(Task statement): Render the material again word for word, skipping the pictures in it.

* START Data section *

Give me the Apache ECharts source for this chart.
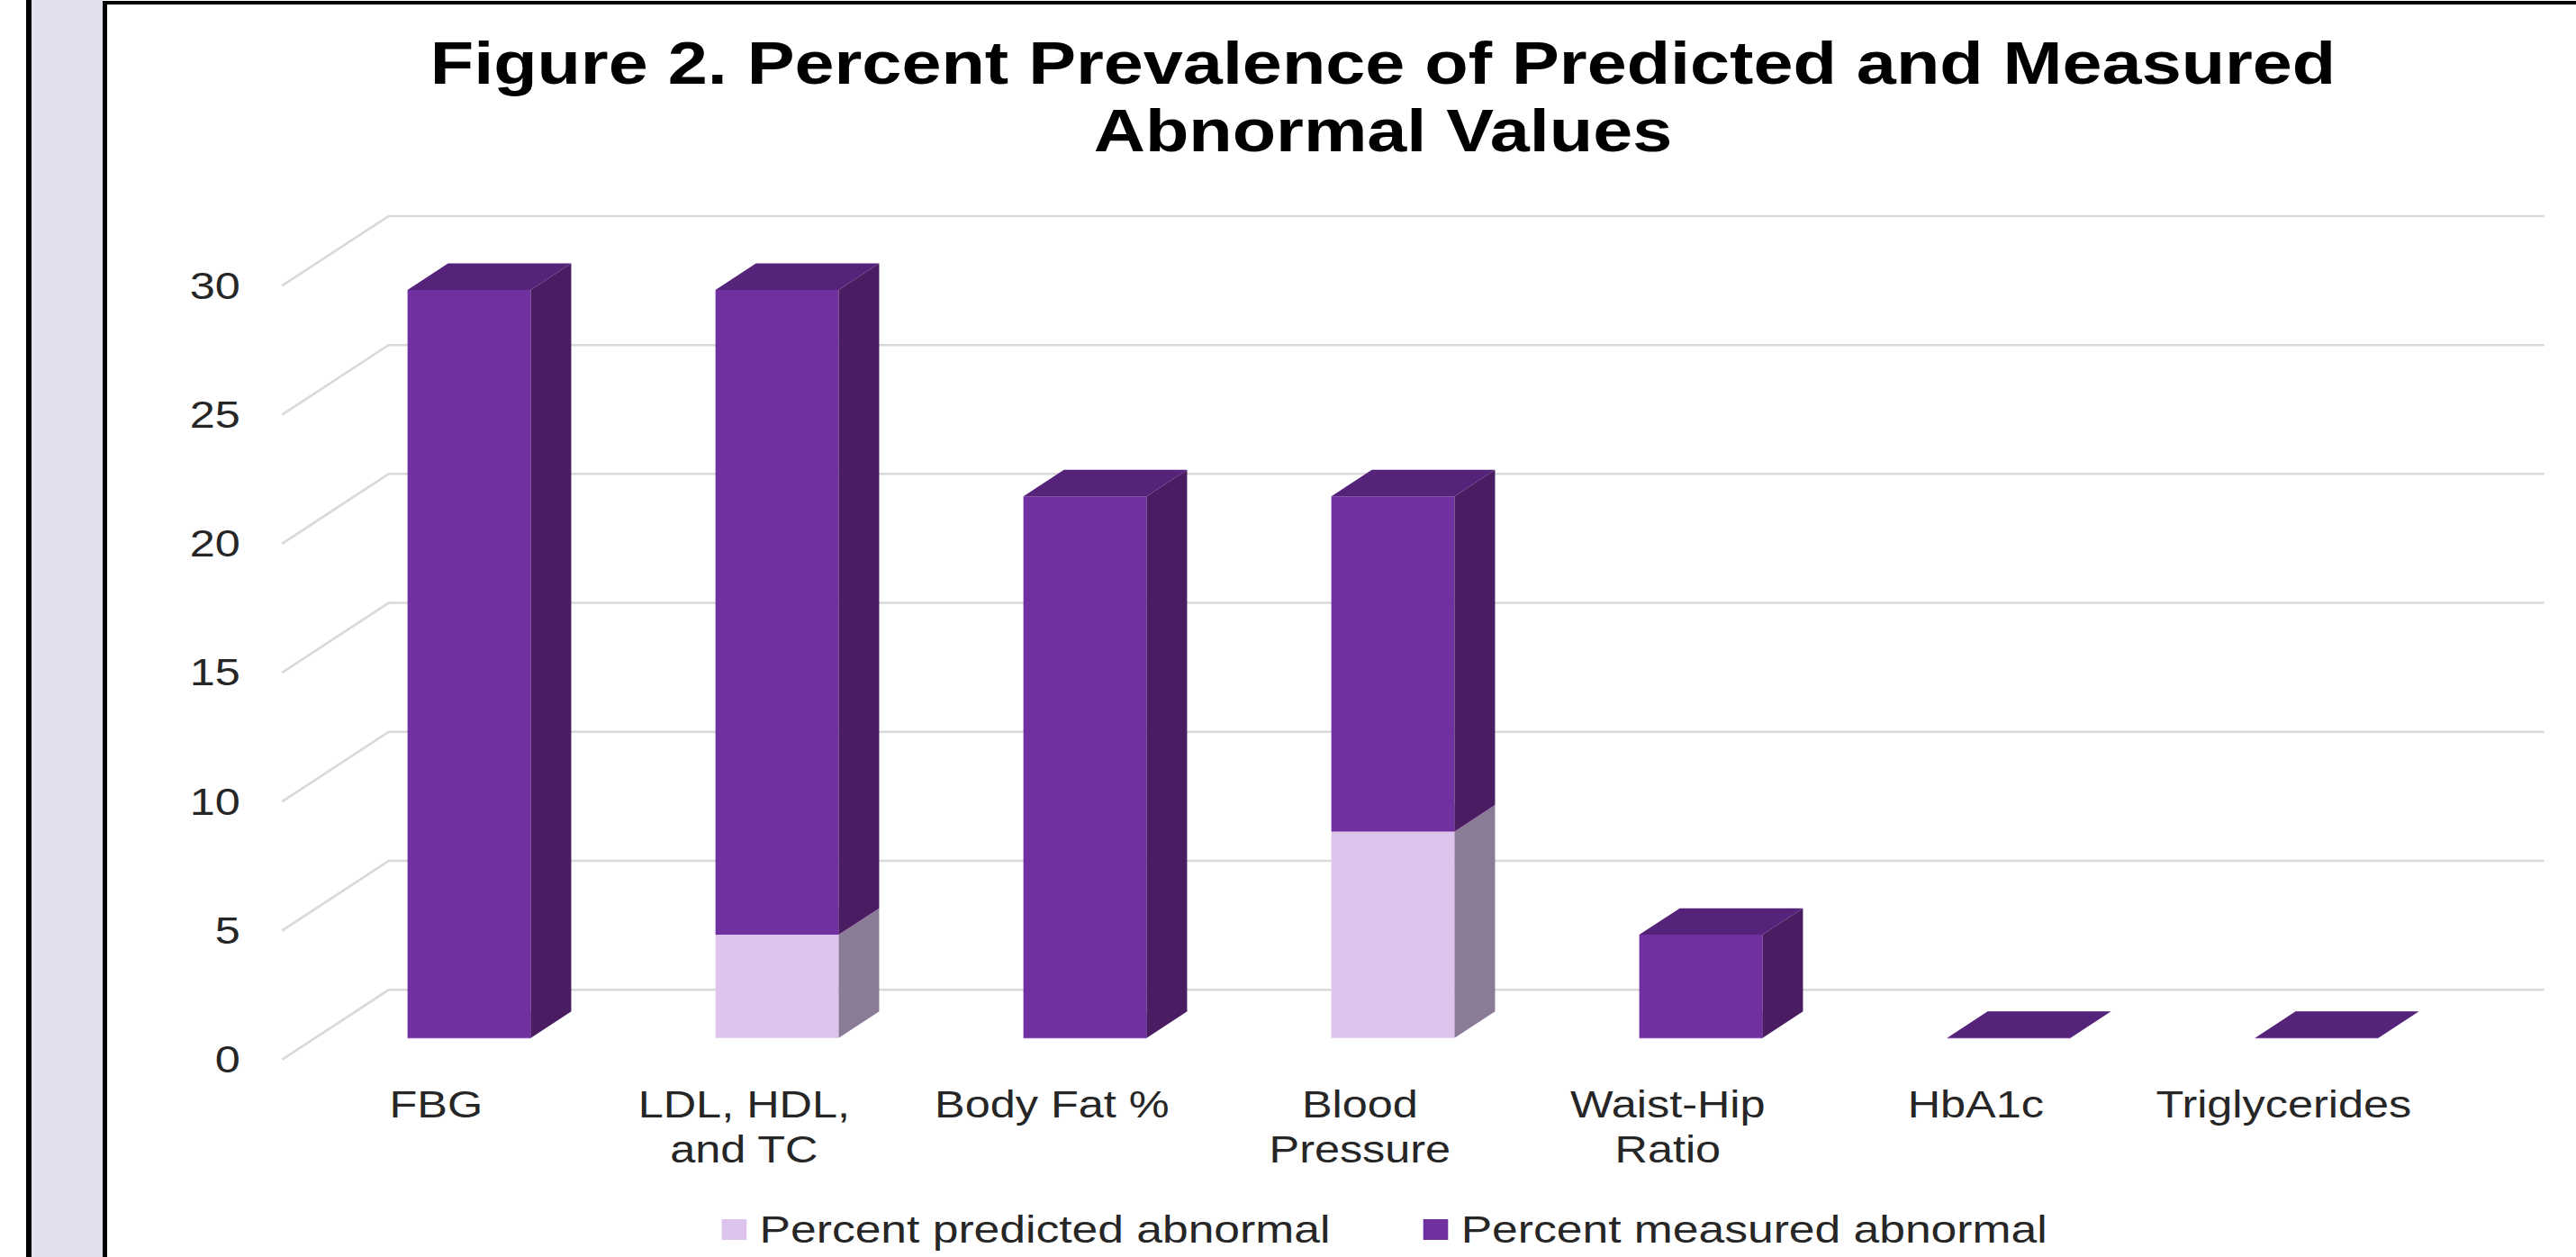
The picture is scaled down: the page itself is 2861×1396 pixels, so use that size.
<!DOCTYPE html>
<html>
<head>
<meta charset="utf-8">
<script src="https://cdn.jsdelivr.net/npm/echarts@6/dist/echarts.min.js"></script>
<style>
  html, body { margin: 0; padding: 0; width: 2861px; height: 1396px; overflow: hidden; background: #fff; }
  #rail { position: absolute; left: 29px; top: 0; width: 6px; height: 1396px; background: #000; }
  #panel { position: absolute; left: 35px; top: 0; width: 79px; height: 1396px; background: #e4dfec; }
  #frame { position: absolute; left: 114px; top: 1px; width: 2747px; height: 1395px;
           border-left: 5px solid #000; border-top: 4px solid #000; box-sizing: border-box; background: #fff; }
  #chart { position: absolute; left: 0; top: 0; width: 2384px; height: 1396px;
           transform: scaleX(1.2); transform-origin: 0 0; }
</style>
</head>
<body>
<div id="rail"></div>
<div id="panel"></div>
<div id="frame"></div>
<div id="chart"></div>
<script>
// Categories and values (percent of participants)
const categories = ['FBG', 'LDL, HDL,\nand TC', 'Body Fat %', 'Blood\nPressure', 'Waist-Hip\nRatio', 'HbA1c', 'Triglycerides'];
const predicted = [0, 4, 0, 8, 0, 0, 0];
const measured = [29, 25, 21, 13, 4, 0, 0];
const yTicks = [0, 5, 10, 15, 20, 25, 30];

// Oblique 3D projection: full floor depth vector, and where the columns sit in it
const DEPTH_X = 98.7, DEPTH_Y = -77.4;
const FRONT_AT = 0.31, COL_DEPTH = 0.38;
const COL_SHARE = 0.4;
const FONT = '"Liberation Sans", Arial, sans-serif';
const TEXT = '#262626';

const shades = {
  predicted: { front: '#dcc4ec', side: '#8a7b97', top: '#c9b1da' },
  measured:  { front: '#7030a0', side: '#4a1d63', top: '#56237a' }
};

function columnRenderer(shade, edgeWhenEmpty) {
  return function (params, api) {
    const cat = api.value(0), base = api.value(1), top = api.value(2);
    const pb = api.coord([cat, base]);
    const pt = api.coord([cat, top]);
    const band = api.size([1, 0])[0];
    const w = band * COL_SHARE;
    const ox = DEPTH_X * FRONT_AT, oy = DEPTH_Y * FRONT_AT;
    const dx = DEPTH_X * COL_DEPTH, dy = DEPTH_Y * COL_DEPTH;
    const xl = pb[0] - w / 2 + ox, xr = xl + w;
    const yb = pb[1] + oy, yt = pt[1] + oy;
    const children = [];
    if (yb - yt > 0.5) {
      children.push({ type: 'rect', shape: { x: xl, y: yt, width: w, height: yb - yt },
        style: { fill: shade.front } });
      children.push({ type: 'polygon', shape: { points: [[xr, yb], [xr + dx, yb + dy], [xr + dx, yt + dy], [xr, yt]] },
        style: { fill: shade.side } });
    } else if (edgeWhenEmpty) {
      // an empty segment still shows as a hairline along the front edge
      children.push({ type: 'line', shape: { x1: xl, y1: yb, x2: xr, y2: yb },
        style: { stroke: shade.front, lineWidth: 2 } });
    }
    children.push({ type: 'polygon', shape: { points: [[xl, yt], [xr, yt], [xr + dx, yt + dy], [xl + dx, yt + dy]] },
      style: { fill: shade.top } });
    return { type: 'group', children: children };
  };
}

function gridRenderer(params, api) {
  const y = api.coord([0, api.value(1)])[1];
  const cs = params.coordSys;
  const x0 = cs.x, x1 = cs.x + cs.width;
  return {
    type: 'polyline',
    shape: { points: [[x0, y], [x0 + DEPTH_X, y + DEPTH_Y], [x1 + DEPTH_X, y + DEPTH_Y]] },
    style: { stroke: '#d9d9d9', lineWidth: 2.5, fill: null }
  };
}

const predictedData = categories.map((c, i) => [i, 0, predicted[i]]);
const measuredData = categories.map((c, i) => [i, predicted[i], predicted[i] + measured[i]]);

const chart = echarts.init(document.getElementById('chart'), null, { renderer: 'svg' });
chart.setOption({
  animation: false,
  title: {
    text: 'Figure 2. Percent Prevalence of Predicted and Measured\nAbnormal Values',
    left: 1275, top: 27, textAlign: 'center',
    textStyle: { fontFamily: FONT, fontWeight: 'bold', fontSize: 66, lineHeight: 75, color: '#000' }
  },
  legend: {
    data: ['Percent predicted abnormal', 'Percent measured abnormal'],
    left: 668, top: 1344, padding: 0,
    icon: 'rect', itemWidth: 23, itemHeight: 23, itemGap: 86,
    textStyle: { fontFamily: FONT, fontSize: 43, color: TEXT, lineHeight: 42, padding: [0, 0, 0, 7] }
  },
  grid: { left: 261.1, right: 127.9, top: 317.3, bottom: 219.3, containLabel: false },
  xAxis: {
    type: 'category', data: categories,
    axisLine: { show: false }, axisTick: { show: false }, splitLine: { show: false },
    axisLabel: { interval: 0, margin: 25, fontFamily: FONT, fontSize: 42, lineHeight: 50, color: TEXT }
  },
  yAxis: {
    type: 'value', min: 0, max: 30, interval: 5,
    axisLine: { show: false }, axisTick: { show: false }, splitLine: { show: false },
    axisLabel: { margin: 38.8, fontFamily: FONT, fontSize: 42, color: TEXT }
  },
  series: [
    { type: 'custom', name: 'gridlines', silent: true, z: 1,
      data: yTicks.map(v => [0, v]), renderItem: gridRenderer, encode: { x: 0, y: 1 } },
    { type: 'custom', name: 'Percent predicted abnormal', z: 2,
      itemStyle: { color: shades.predicted.front },
      data: predictedData, renderItem: columnRenderer(shades.predicted, true), encode: { x: 0, y: [1, 2] } },
    { type: 'custom', name: 'Percent measured abnormal', z: 3,
      itemStyle: { color: shades.measured.front },
      data: measuredData, renderItem: columnRenderer(shades.measured, false), encode: { x: 0, y: [1, 2] } }
  ]
});
</script>
</body>
</html>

* END Data section *

(Result of this task):
Give me the Apache ECharts source for this chart.
The picture is scaled down: the page itself is 2861×1396 pixels, so use that size.
<!DOCTYPE html>
<html>
<head>
<meta charset="utf-8">
<script src="https://cdn.jsdelivr.net/npm/echarts@6/dist/echarts.min.js"></script>
<style>
  html, body { margin: 0; padding: 0; width: 2861px; height: 1396px; overflow: hidden; background: #fff; }
  #rail { position: absolute; left: 29px; top: 0; width: 6px; height: 1396px; background: #000; }
  #panel { position: absolute; left: 35px; top: 0; width: 79px; height: 1396px; background: #e4dfec; }
  #frame { position: absolute; left: 114px; top: 1px; width: 2747px; height: 1395px;
           border-left: 5px solid #000; border-top: 4px solid #000; box-sizing: border-box; background: #fff; }
  #chart { position: absolute; left: 0; top: 0; width: 2384px; height: 1396px;
           transform: scaleX(1.2); transform-origin: 0 0; }
</style>
</head>
<body>
<div id="rail"></div>
<div id="panel"></div>
<div id="frame"></div>
<div id="chart"></div>
<script>
// Categories and values (percent of participants)
const categories = ['FBG', 'LDL, HDL,\nand TC', 'Body Fat %', 'Blood\nPressure', 'Waist-Hip\nRatio', 'HbA1c', 'Triglycerides'];
const predicted = [0, 4, 0, 8, 0, 0, 0];
const measured = [29, 25, 21, 13, 4, 0, 0];
const yTicks = [0, 5, 10, 15, 20, 25, 30];

// Oblique 3D projection: full floor depth vector, and where the columns sit in it
const DEPTH_X = 98.7, DEPTH_Y = -77.4;
const FRONT_AT = 0.31, COL_DEPTH = 0.38;
const COL_SHARE = 0.4;
const FONT = '"Liberation Sans", Arial, sans-serif';
const TEXT = '#262626';

const shades = {
  predicted: { front: '#dcc4ec', side: '#8a7b97', top: '#c9b1da' },
  measured:  { front: '#7030a0', side: '#4a1d63', top: '#56237a' }
};

function columnRenderer(shade, edgeWhenEmpty) {
  return function (params, api) {
    const cat = api.value(0), base = api.value(1), top = api.value(2);
    const pb = api.coord([cat, base]);
    const pt = api.coord([cat, top]);
    const band = api.size([1, 0])[0];
    const w = band * COL_SHARE;
    const ox = DEPTH_X * FRONT_AT, oy = DEPTH_Y * FRONT_AT;
    const dx = DEPTH_X * COL_DEPTH, dy = DEPTH_Y * COL_DEPTH;
    const xl = pb[0] - w / 2 + ox, xr = xl + w;
    const yb = pb[1] + oy, yt = pt[1] + oy;
    const children = [];
    if (yb - yt > 0.5) {
      children.push({ type: 'rect', shape: { x: xl, y: yt, width: w, height: yb - yt },
        style: { fill: shade.front } });
      children.push({ type: 'polygon', shape: { points: [[xr, yb], [xr + dx, yb + dy], [xr + dx, yt + dy], [xr, yt]] },
        style: { fill: shade.side } });
    } else if (edgeWhenEmpty) {
      // an empty segment still shows as a hairline along the front edge
      children.push({ type: 'line', shape: { x1: xl, y1: yb, x2: xr, y2: yb },
        style: { stroke: shade.front, lineWidth: 2 } });
    }
    children.push({ type: 'polygon', shape: { points: [[xl, yt], [xr, yt], [xr + dx, yt + dy], [xl + dx, yt + dy]] },
      style: { fill: shade.top } });
    return { type: 'group', children: children };
  };
}

function gridRenderer(params, api) {
  const y = api.coord([0, api.value(1)])[1];
  const cs = params.coordSys;
  const x0 = cs.x, x1 = cs.x + cs.width;
  return {
    type: 'polyline',
    shape: { points: [[x0, y], [x0 + DEPTH_X, y + DEPTH_Y], [x1 + DEPTH_X, y + DEPTH_Y]] },
    style: { stroke: '#d9d9d9', lineWidth: 2.5, fill: null }
  };
}

const predictedData = categories.map((c, i) => [i, 0, predicted[i]]);
const measuredData = categories.map((c, i) => [i, predicted[i], predicted[i] + measured[i]]);

const chart = echarts.init(document.getElementById('chart'), null, { renderer: 'svg' });
chart.setOption({
  animation: false,
  title: {
    text: 'Figure 2. Percent Prevalence of Predicted and Measured\nAbnormal Values',
    left: 1275, top: 27, textAlign: 'center',
    textStyle: { fontFamily: FONT, fontWeight: 'bold', fontSize: 66, lineHeight: 75, color: '#000' }
  },
  legend: {
    data: ['Percent predicted abnormal', 'Percent measured abnormal'],
    left: 668, top: 1344, padding: 0,
    icon: 'rect', itemWidth: 23, itemHeight: 23, itemGap: 86,
    textStyle: { fontFamily: FONT, fontSize: 43, color: TEXT, lineHeight: 42, padding: [0, 0, 0, 7] }
  },
  grid: { left: 261.1, right: 127.9, top: 317.3, bottom: 219.3, containLabel: false },
  xAxis: {
    type: 'category', data: categories,
    axisLine: { show: false }, axisTick: { show: false }, splitLine: { show: false },
    axisLabel: { interval: 0, margin: 25, fontFamily: FONT, fontSize: 42, lineHeight: 50, color: TEXT }
  },
  yAxis: {
    type: 'value', min: 0, max: 30, interval: 5,
    axisLine: { show: false }, axisTick: { show: false }, splitLine: { show: false },
    axisLabel: { margin: 38.8, fontFamily: FONT, fontSize: 42, color: TEXT }
  },
  series: [
    { type: 'custom', name: 'gridlines', silent: true, z: 1,
      data: yTicks.map(v => [0, v]), renderItem: gridRenderer, encode: { x: 0, y: 1 } },
    { type: 'custom', name: 'Percent predicted abnormal', z: 2,
      itemStyle: { color: shades.predicted.front },
      data: predictedData, renderItem: columnRenderer(shades.predicted, true), encode: { x: 0, y: [1, 2] } },
    { type: 'custom', name: 'Percent measured abnormal', z: 3,
      itemStyle: { color: shades.measured.front },
      data: measuredData, renderItem: columnRenderer(shades.measured, false), encode: { x: 0, y: [1, 2] } }
  ]
});
</script>
</body>
</html>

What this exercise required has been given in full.